TASK STATEMENT: Copy out the listing in full, exactly as written, but not its pictures.

INFORMATION SHOWN:
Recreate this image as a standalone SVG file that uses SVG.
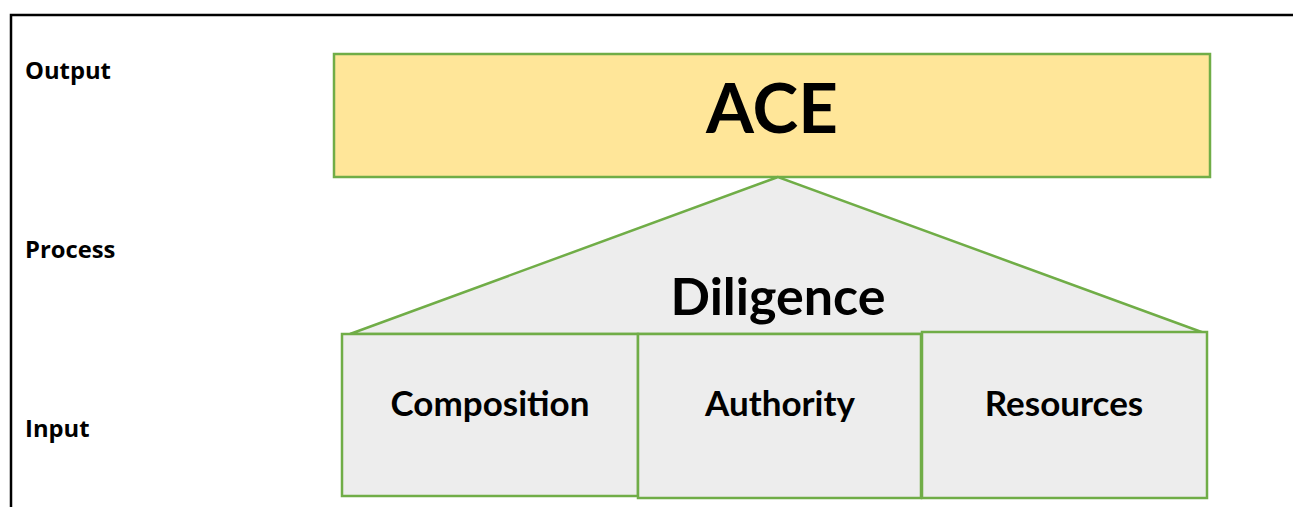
<svg xmlns="http://www.w3.org/2000/svg" width="1293" height="507" viewBox="0 0 1293 507">
  <style>
    .frame { fill: none; stroke: #000; stroke-width: 2.5; }
    .shape { stroke: #70AD47; stroke-width: 2.5; }
    .gray { fill: #EDEDED; }
    .side { font-family: "Open Sans", Lato, sans-serif; font-weight: bold; font-size: 23.8px; fill: #000; }
    .label { font-family: Lato, "Noto Sans", sans-serif; font-weight: bold; fill: #000; text-anchor: middle; }
  </style>
  <rect width="1293" height="507" fill="#fff"/>
  <!-- outer frame (top and left edges) -->
  <path class="frame" d="M11,507 V15 H1293"/>

  <!-- level captions -->
  <g id="captions">
    <text class="side" x="25" y="79">Output</text>
    <text class="side" x="25" y="258">Process</text>
    <text class="side" x="25" y="437">Input</text>
  </g>

  <g id="ace">
    <rect class="shape" x="334" y="54" width="876" height="123" fill="#FFE699"/>
    <text class="label" x="772" y="133" font-size="69">ACE</text>
  </g>

  <g id="diligence">
    <polygon class="shape gray" points="778,177 350,334 1207,334"/>
    <text class="label" x="778" y="315" font-size="52">Diligence</text>
  </g>

  <g id="composition">
    <rect class="shape gray" x="342" y="334" width="296" height="162"/>
    <text class="label" x="490" y="416" font-size="35">Composition</text>
  </g>

  <g id="authority">
    <rect class="shape gray" x="638" y="334" width="283" height="164"/>
    <text class="label" x="780" y="416" font-size="35">Authority</text>
  </g>

  <g id="resources">
    <rect class="shape gray" x="922" y="332" width="285" height="166"/>
    <text class="label" x="1064" y="416" font-size="35">Resources</text>
  </g>
</svg>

OUTPUT OF THE EXERCISE:
Recreate this image as a standalone SVG file that uses SVG.
<svg xmlns="http://www.w3.org/2000/svg" width="1293" height="507" viewBox="0 0 1293 507">
  <style>
    .frame { fill: none; stroke: #000; stroke-width: 2.5; }
    .shape { stroke: #70AD47; stroke-width: 2.5; }
    .gray { fill: #EDEDED; }
    .side { font-family: "Open Sans", Lato, sans-serif; font-weight: bold; font-size: 23.8px; fill: #000; }
    .label { font-family: Lato, "Noto Sans", sans-serif; font-weight: bold; fill: #000; text-anchor: middle; }
  </style>
  <rect width="1293" height="507" fill="#fff"/>
  <!-- outer frame (top and left edges) -->
  <path class="frame" d="M11,507 V15 H1293"/>

  <!-- level captions -->
  <g id="captions">
    <text class="side" x="25" y="79">Output</text>
    <text class="side" x="25" y="258">Process</text>
    <text class="side" x="25" y="437">Input</text>
  </g>

  <g id="ace">
    <rect class="shape" x="334" y="54" width="876" height="123" fill="#FFE699"/>
    <text class="label" x="772" y="133" font-size="69">ACE</text>
  </g>

  <g id="diligence">
    <polygon class="shape gray" points="778,177 350,334 1207,334"/>
    <text class="label" x="778" y="315" font-size="52">Diligence</text>
  </g>

  <g id="composition">
    <rect class="shape gray" x="342" y="334" width="296" height="162"/>
    <text class="label" x="490" y="416" font-size="35">Composition</text>
  </g>

  <g id="authority">
    <rect class="shape gray" x="638" y="334" width="283" height="164"/>
    <text class="label" x="780" y="416" font-size="35">Authority</text>
  </g>

  <g id="resources">
    <rect class="shape gray" x="922" y="332" width="285" height="166"/>
    <text class="label" x="1064" y="416" font-size="35">Resources</text>
  </g>
</svg>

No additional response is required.